Abstract

The monograph “National outskirts in the policy of the Russian Empire and Russian social thought” is a comprehensive study of the strategy and tactics of imperial integration of foreign ethnic peripheries, the causes of political decisions of the authorities and public debate of the 19th — early 20th centuries on the problems of borderlands. The geographical coverage is large: Poland and Finland; the Western and Southwestern regions; the Baltics; the Caucasus; and Central Asia. Each of the considered outskirts had a unique juridical status and its own legislation, economy, social classes, diverse national structure, and a complex history of mutual relations with St. Petersburg.
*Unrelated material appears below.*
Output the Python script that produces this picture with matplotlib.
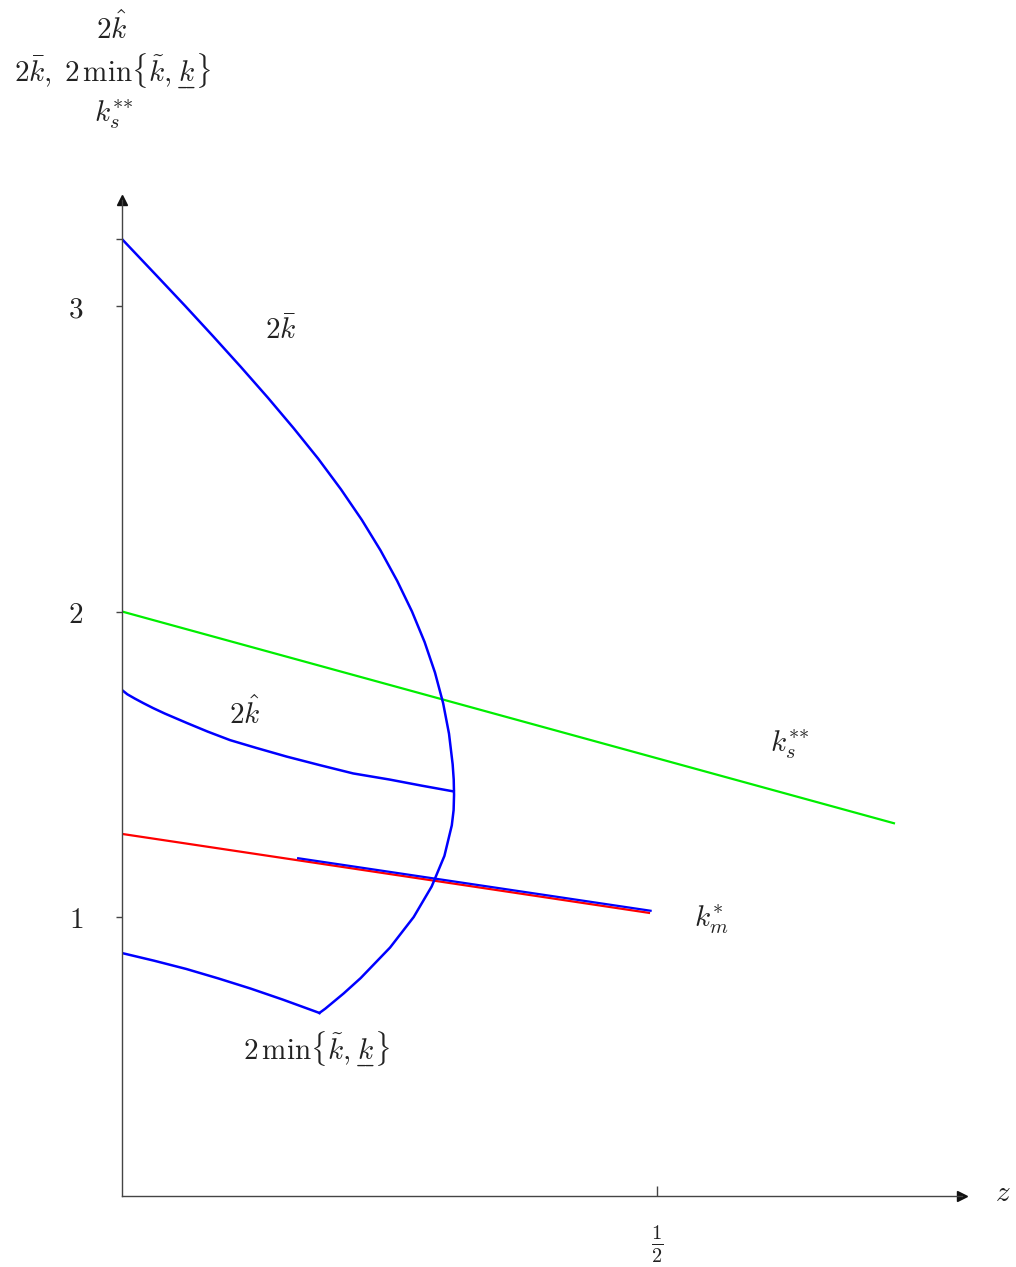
import io
import matplotlib
matplotlib.use("Agg")
import matplotlib.pyplot as plt
from matplotlib.font_manager import FontProperties
from matplotlib.mathtext import math_to_image

plt.rcParams['mathtext.fontset'] = 'cm'
plt.rcParams['font.family'] = ['DejaVu Serif']

# ---- data ----
# 2*k_bar curve (upper branch through the vertex down to the cusp)
z_kbar = [0.0, 0.0322, 0.0591, 0.0854, 0.1112, 0.1363, 0.1604, 0.1834, 0.2046,
          0.2241, 0.2416, 0.2572, 0.2710, 0.2828, 0.2925, 0.3001, 0.3056, 0.3090,
          0.3100, 0.3103, 0.3099, 0.3082, 0.3013, 0.2894, 0.2726, 0.2505, 0.2230,
          0.2072, 0.1900, 0.1845]
y_kbar = [3.219, 3.100, 3.000, 2.900, 2.800, 2.700, 2.600, 2.500, 2.400,
          2.300, 2.200, 2.100, 2.000, 1.900, 1.800, 1.700, 1.600, 1.500,
          1.450, 1.400, 1.350, 1.300, 1.200, 1.100, 1.000, 0.900, 0.800,
          0.750, 0.700, 0.686]
# 2*k_hat curve
z_khat = [0.0, 0.005, 0.012, 0.020, 0.029, 0.040, 0.0607, 0.080, 0.101, 0.125,
          0.154, 0.185, 0.216, 0.250, 0.280, 0.3100]
y_khat = [1.743, 1.729, 1.715, 1.700, 1.684, 1.666, 1.635, 1.607, 1.579, 1.554,
          1.525, 1.497, 1.470, 1.450, 1.430, 1.411]
# 2*min{k_tilde, k_under}
z_kmin = [0.0, 0.030, 0.060, 0.090, 0.120, 0.150, 0.1845]
y_kmin = [0.882, 0.857, 0.830, 0.799, 0.766, 0.730, 0.686]
# k_s** (green)
z_ks = [0.0, 0.7224]
y_ks = [2.0, 1.306]
# k_m* (red)
z_km = [0.0, 0.4935]
y_km = [1.272, 1.013]
# short blue segment over k_m*
z_seg = [0.1636, 0.4950]
y_seg = [1.193, 1.020]

yticks = [1, 2, 3, 3.219]
ytick_labels = [r'$1$', r'$2$', r'$3$', '']
xticks = [0.5]
xtick_labels = [r'$\frac{1}{2}$']

# ---- figure ----
W, H = 1016, 1267
fig = plt.figure(figsize=(W / 100, H / 100), dpi=100)
ax = fig.add_axes([122 / W, 1 - 1196 / H, (962 - 122) / W, (1196 - 200) / H])
ax.set_xlim(0, 0.785)
ax.set_ylim(0.0868, 3.347)

axc = '#444444'
txtc = '#222222'
for s in ['top', 'right']:
    ax.spines[s].set_visible(False)
for s in ['left', 'bottom']:
    ax.spines[s].set_color(axc)
    ax.spines[s].set_linewidth(1.0)
ax.plot(1, 0, '>', color='#111111', ms=7, transform=ax.transAxes, clip_on=False)
ax.plot(0, 1, '^', color='#111111', ms=7, transform=ax.transAxes, clip_on=False)

FS = 21
ax.set_yticks(yticks)
ax.set_yticklabels(ytick_labels, fontsize=FS, color=txtc)
ax.tick_params(axis='y', direction='out', length=4, width=1, color=axc, pad=24)
ax.set_xticks(xticks)
ax.set_xticklabels(xtick_labels, fontsize=FS, color=txtc)
ax.tick_params(axis='x', direction='in', length=7, width=1, color=axc, pad=20)

lw = 1.8
ax.plot(z_ks, y_ks, color='#00ee00', lw=1.6, solid_capstyle='butt')
ax.plot(z_km, y_km, color='#ff0000', lw=1.6, solid_capstyle='butt')
ax.plot(z_seg, y_seg, color='#0000ff', lw=1.6, solid_capstyle='butt')
ax.plot(z_kbar, y_kbar, color='#0000ff', lw=lw, solid_joinstyle='round')
ax.plot(z_khat, y_khat, color='#0000ff', lw=lw, solid_joinstyle='round')
ax.plot(z_kmin, y_kmin, color='#0000ff', lw=lw, solid_joinstyle='round')


def ok(s):
    try:
        math_to_image(s, io.BytesIO(), prop=FontProperties(size=10), format='png')
        return True
    except Exception:
        return False


under_k = r'k'
for cand in [r'\underline{k}', r'\underset{\_\!\_}{k}', r'\underset{\_}{k}']:
    if ok('$' + cand + '$'):
        under_k = cand
        break

ss = r'{*}{*}'
if not ok(r'$k_s^{' + ss + r'}$'):
    ss = r'**'

lbl_min = r'$2\,\min\{\tilde{k},' + under_k + r'\}$'

ax.text(0.148, 2.922, r'$2\bar{k}$', fontsize=FS, color=txtc, ha='center', va='center')
ax.text(0.115, 1.668, r'$2\hat{k}$', fontsize=FS, color=txtc, ha='center', va='center')
ax.text(0.182, 0.565, lbl_min, fontsize=FS, color=txtc, ha='center', va='center')
ax.text(0.624, 1.563, r'$k_s^{' + ss + r'}$', fontsize=FS, color=txtc, ha='center', va='center')
ax.text(0.551, 0.990, r'$k_m^{*}$', fontsize=FS, color=txtc, ha='center', va='center')
ax.text(0.823, 0.097, r'$z$', fontsize=FS, color=txtc, ha='center', va='center')

fig.text(112 / W, 1 - 28 / H, r'$2\hat{k}$', fontsize=FS, color=txtc, ha='center', va='center')
fig.text(112 / W, 1 - 72 / H, r'$2\bar{k},\;' + lbl_min[1:], fontsize=FS, color=txtc,
         ha='center', va='center')
fig.text(114 / W, 1 - 115 / H, r'$k_s^{' + ss + r'}$', fontsize=FS, color=txtc,
         ha='center', va='center')

fig.savefig('out.png', dpi=100)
In the last twenty years the methodological approaches to the study of imperial history have been significantly supplemented. The combination of new archival sources with extensive historiographical heritage allows the authors of the reviewed monograph to form a new substantiated view on the relations between imperial center and national periphery. They involved mutual influence of the peripheries and the capital: the public and the tsarist bureaucracy. The modernization potential of the Empire by the beginning of the 20th century had been exhausted, and the inability to reorganize the system of regional government led to a protracted crisis. The clash of conservative and liberal concepts of Empire building is evident in the detailed source analysis of periodicals and journalism of the era. Diverse natural and geographical zones of Russia, ethnic and religious population, rich natural resources determine the exceptional civilizational significance of Russian border policy in 19th — early 20th centuries, and the attention to it of contemporary researchers.